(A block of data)
* Begin *

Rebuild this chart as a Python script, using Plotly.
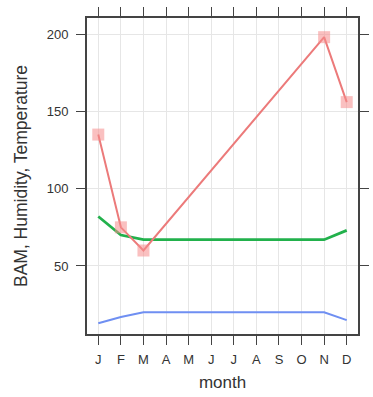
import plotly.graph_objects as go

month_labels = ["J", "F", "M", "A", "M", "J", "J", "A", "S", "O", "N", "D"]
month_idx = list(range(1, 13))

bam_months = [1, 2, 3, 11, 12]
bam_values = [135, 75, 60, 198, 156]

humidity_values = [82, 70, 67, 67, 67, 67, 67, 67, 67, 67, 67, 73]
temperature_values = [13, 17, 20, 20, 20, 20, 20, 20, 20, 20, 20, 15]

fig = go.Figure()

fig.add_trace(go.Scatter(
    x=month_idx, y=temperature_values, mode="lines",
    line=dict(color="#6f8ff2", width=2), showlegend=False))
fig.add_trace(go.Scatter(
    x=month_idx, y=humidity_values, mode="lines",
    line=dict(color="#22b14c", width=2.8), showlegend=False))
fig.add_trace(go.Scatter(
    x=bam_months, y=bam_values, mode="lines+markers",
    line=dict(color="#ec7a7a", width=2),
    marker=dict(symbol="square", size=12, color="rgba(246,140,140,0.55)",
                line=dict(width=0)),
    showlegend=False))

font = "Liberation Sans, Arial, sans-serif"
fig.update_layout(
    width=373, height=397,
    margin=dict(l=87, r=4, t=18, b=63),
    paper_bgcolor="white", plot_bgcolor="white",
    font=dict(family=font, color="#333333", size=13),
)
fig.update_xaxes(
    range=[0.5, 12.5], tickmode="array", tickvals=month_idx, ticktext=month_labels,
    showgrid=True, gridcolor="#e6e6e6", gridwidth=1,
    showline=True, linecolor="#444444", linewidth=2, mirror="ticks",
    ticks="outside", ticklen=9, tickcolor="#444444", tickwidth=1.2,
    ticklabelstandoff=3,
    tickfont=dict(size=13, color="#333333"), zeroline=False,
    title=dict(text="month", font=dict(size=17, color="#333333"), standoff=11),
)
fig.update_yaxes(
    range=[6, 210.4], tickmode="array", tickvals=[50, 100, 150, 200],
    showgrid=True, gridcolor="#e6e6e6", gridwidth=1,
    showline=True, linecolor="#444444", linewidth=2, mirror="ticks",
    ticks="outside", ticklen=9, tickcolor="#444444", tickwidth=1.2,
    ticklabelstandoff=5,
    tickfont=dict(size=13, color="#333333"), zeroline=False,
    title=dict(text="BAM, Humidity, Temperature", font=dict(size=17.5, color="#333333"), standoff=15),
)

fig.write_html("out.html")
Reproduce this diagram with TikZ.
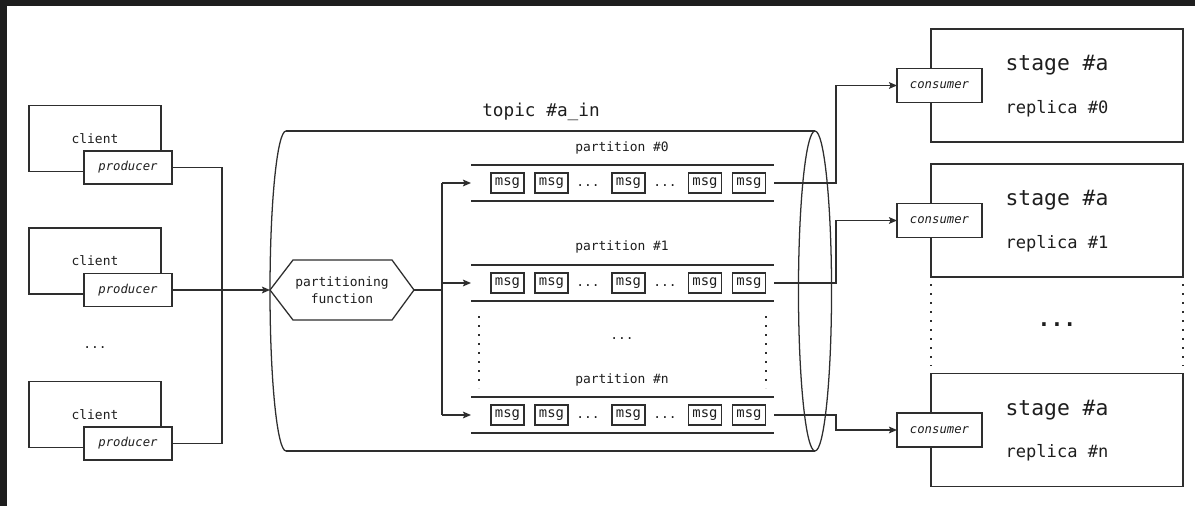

* End *

- _Problem details_
Give back the entries verbatim. Do not include any picture.

- _Answer to this exercise_
Rebuild this chart as a Python script, using Plotly.
import plotly.graph_objects as go

month_labels = ["J", "F", "M", "A", "M", "J", "J", "A", "S", "O", "N", "D"]
month_idx = list(range(1, 13))

bam_months = [1, 2, 3, 11, 12]
bam_values = [135, 75, 60, 198, 156]

humidity_values = [82, 70, 67, 67, 67, 67, 67, 67, 67, 67, 67, 73]
temperature_values = [13, 17, 20, 20, 20, 20, 20, 20, 20, 20, 20, 15]

fig = go.Figure()

fig.add_trace(go.Scatter(
    x=month_idx, y=temperature_values, mode="lines",
    line=dict(color="#6f8ff2", width=2), showlegend=False))
fig.add_trace(go.Scatter(
    x=month_idx, y=humidity_values, mode="lines",
    line=dict(color="#22b14c", width=2.8), showlegend=False))
fig.add_trace(go.Scatter(
    x=bam_months, y=bam_values, mode="lines+markers",
    line=dict(color="#ec7a7a", width=2),
    marker=dict(symbol="square", size=12, color="rgba(246,140,140,0.55)",
                line=dict(width=0)),
    showlegend=False))

font = "Liberation Sans, Arial, sans-serif"
fig.update_layout(
    width=373, height=397,
    margin=dict(l=87, r=4, t=18, b=63),
    paper_bgcolor="white", plot_bgcolor="white",
    font=dict(family=font, color="#333333", size=13),
)
fig.update_xaxes(
    range=[0.5, 12.5], tickmode="array", tickvals=month_idx, ticktext=month_labels,
    showgrid=True, gridcolor="#e6e6e6", gridwidth=1,
    showline=True, linecolor="#444444", linewidth=2, mirror="ticks",
    ticks="outside", ticklen=9, tickcolor="#444444", tickwidth=1.2,
    ticklabelstandoff=3,
    tickfont=dict(size=13, color="#333333"), zeroline=False,
    title=dict(text="month", font=dict(size=17, color="#333333"), standoff=11),
)
fig.update_yaxes(
    range=[6, 210.4], tickmode="array", tickvals=[50, 100, 150, 200],
    showgrid=True, gridcolor="#e6e6e6", gridwidth=1,
    showline=True, linecolor="#444444", linewidth=2, mirror="ticks",
    ticks="outside", ticklen=9, tickcolor="#444444", tickwidth=1.2,
    ticklabelstandoff=5,
    tickfont=dict(size=13, color="#333333"), zeroline=False,
    title=dict(text="BAM, Humidity, Temperature", font=dict(size=17.5, color="#333333"), standoff=15),
)

fig.write_html("out.html")
Reproduce this diagram with TikZ.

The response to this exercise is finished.